November 14, 2010

Cookie Mistake Leads to Interesting Discovery

On Thursday night, I made up a batch of chocolate chip cookies.   I used the recipe for Perfect Chocolate Chip Cookies from the May 2009 Cook's Illustrated.  I've used this particular recipe before, and the result has been reliably excellent cookies.  This time, though, something went a bit awry, but instead of ruining the cookies, they were quite tasty, and I also learned something interesting, and potentially useful.

The cookie recipe calls for toasted, chopped walnuts as an optional ingredient, and I generally go with that option, but I got busy trying to do a few too many things at once, and rather than dry-roast the nuts in a skillet on the stove top, which I usually do, I decided to toss them onto a baking pan and put them in the oven for a bit to roast.  Well, that "bit" turned out to be more than a bit too long, and so that first batch of nuts burnt.  No great tragedy; Juli chopped up another bunch of walnuts, and this time I cooked them on the stove top, and as usual, they roasted up just fine.
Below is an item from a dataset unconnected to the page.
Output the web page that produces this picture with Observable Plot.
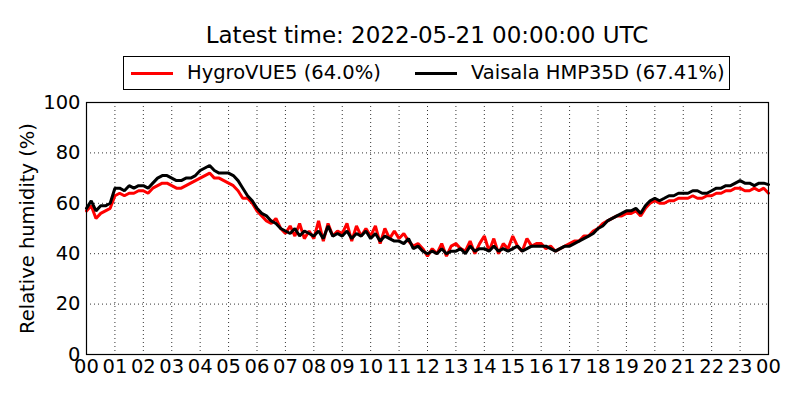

However, normally I roast the nuts while doing prep for the recipe, before I actually start mixing anything.  This time around, due to having ruined the first batch, and to my having started mixing ingredients while the nuts were in the oven, the second batch of nuts ended up being roasted only a bit before I needed to toss them into the cookie dough.  So they hadn't had enough time to cool when I added them to the dough.

The recipe calls for the chocolate chips and the nuts to be added at the same time, but because the nuts were still somewhat warm, the chocolate chips melted somewhat as they and the nuts were mixed in.   I noticed this pretty quickly, but not quite quickly enough to do anything about it; by that time, the chips and nuts were partially incorporated into the dough, and streaks of semi-melted chips were shedding streaks of melted chocolate into the dough.   By the time the chips and nuts were incorporated into the dough, the melted chocolate was likewise incorporated into the dough, making it somewhat darker than usual and giving it a somewhat moister-than-usual texture.

Not surprisingly, the dough being different resulted in the cookies also being different than those I've previously made using the recipe.  Aside from being darker in color, they were a lot crisper and somewhat crackly along the edges.  They also tasted somewhat different... but in a way that was pretty good in its own way.

This is what the cookies made with this recipe typically look like.

In contrast, these are what my most recent batch looks like.

One of the more unusual features of the Perfect Chocolate Chip Cookies recipe is that it calls for most of the butter to be browned, and this gives the cookies something of a caramel-toffee sort of flavor.   I had thought the unintended incorporation of the melted chocolate into the dough would result in the whole cookie tasting more chocolaty, but that wasn't really the case at all.  Instead, the melted chocolate intensified the caramel-toffee flavor, giving the cookies a very rich toffee flavor.  I'm no food scientist, but I'm guessing having the melted chocolate in the dough, as opposed to just having distinct chunks of chocolate, boosted the sugar content of the dough enough to result in it becoming more caramelized, which would also account for the difference in texture. 

So, while I didn't get quite the cookies I intended, what I got was still pretty good, and I also learned something which might possibly be useful in some other recipe down the road.